Intel’s competitor AMD also wanted to build 64-bit processors, but without the resources to come up with an all-new 64-bit architecture, AMD did something different. Its AMD64 architecture was developed as an extension to x86 that supported 64-bit computation. AMD didn’t want to fundamentally change how processors and compilers worked; AMD64 processors continued to use the same out-of-order execution and complex hardware as was found in high-performance IA-32 chips (and which continues to be essential to high-performance processors to this day). Because AMD64 and IA-32 were so similar, the same hardware could be easily designed to handle both, and there was no performance hit to running 32-bit software on the 64-bit chips, so transitional, mixed workloads could run unhindered.
This made AMD64 much more appealing to developers and enterprises alike. Intel scrambled to create its own extension to IA-32, but Microsoft—which already supported IA-32, IA-64, and AMD64—told the company that it wasn’t willing to support a second 64-bit extension to x86, leaving Intel with little choice but to adopt AMD64 itself. It duly did so (albeit with some incompatibilities), under the name Intel 64.
IA-64 left with no place to go
This squeezed out Itanium from most markets. AMD64 offered the transitional path from IA-32, so it won over the enterprise and swiftly moved down into the consumer space, too. Itanium still had a few tricks up its sleeve—Intel’s most advanced reliability, availability, and serviceability (RAS) features made their debut with Itanium first, so if you needed a system that could take serious problems like memory failures and processor failures in stride, Itanium was, for a time, the way to go. But for the most part, these features are now available in Xeon chips, eliminating even that advantage.

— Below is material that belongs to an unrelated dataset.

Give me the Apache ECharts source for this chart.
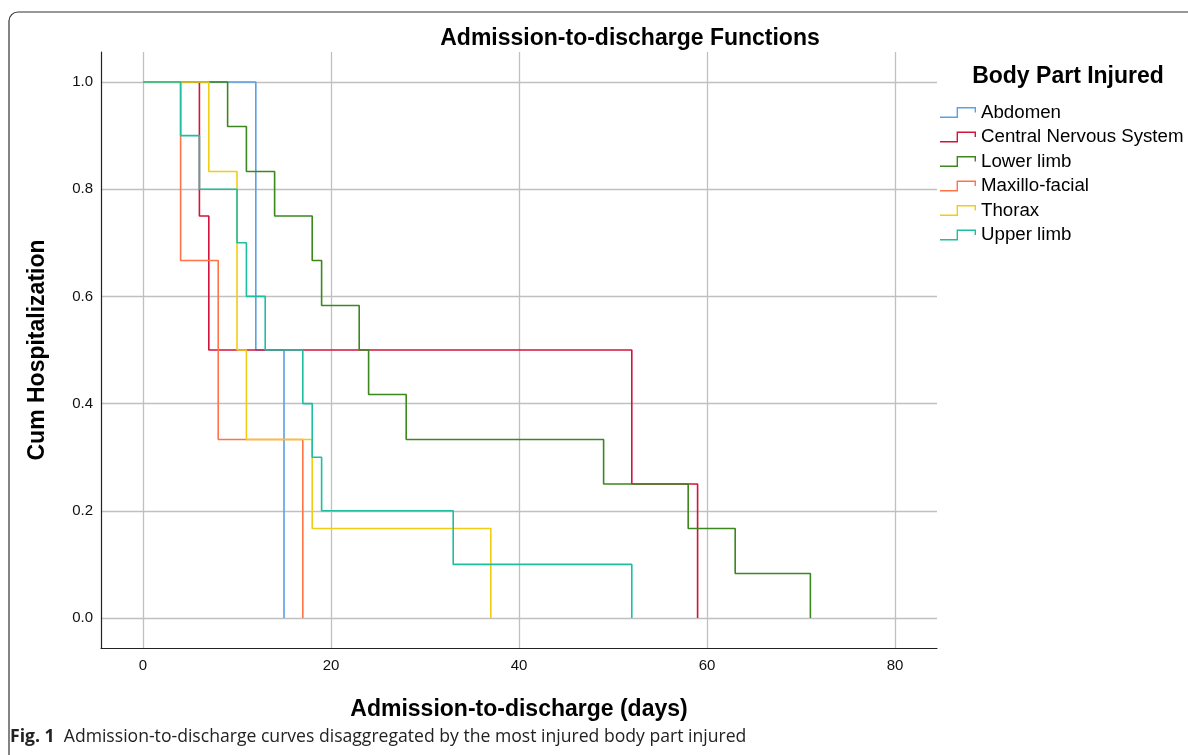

The proliferation of vector instruction sets—AMD64 made SSE2 mandatory, and Intel’s AVX512 adds substantial new capabilities—also means that it’s still possible, in some ways, to explicitly instruct the processor to perform operations in parallel, albeit in a fashion that’s much more constrained. Rather than bundles of different instructions all meant to be performed simultaneously, the vector instruction sets perform the same instruction to multiple pieces of data simultaneously. This is not as rich and flexible as the EPIC idea, but it turns out to be good enough for many of those same number-crunching workloads that Itanium excelled at.
Currently, the only vendor still selling Itanium machines is HPE (the enterprise company that came from HP’s 2014 split) in its Integrity Superdome line, which runs the HP-UX operating system. Superdome systems offer a particular emphasis on RAS, which once made Itanium a good fit, but now they can be equipped with Xeon chips. Those, rather than Itanium, have a long-term future. HPE will support systems up to at least 2025, but with the end of manufacturing in 2021, the machines will be living on borrowed time.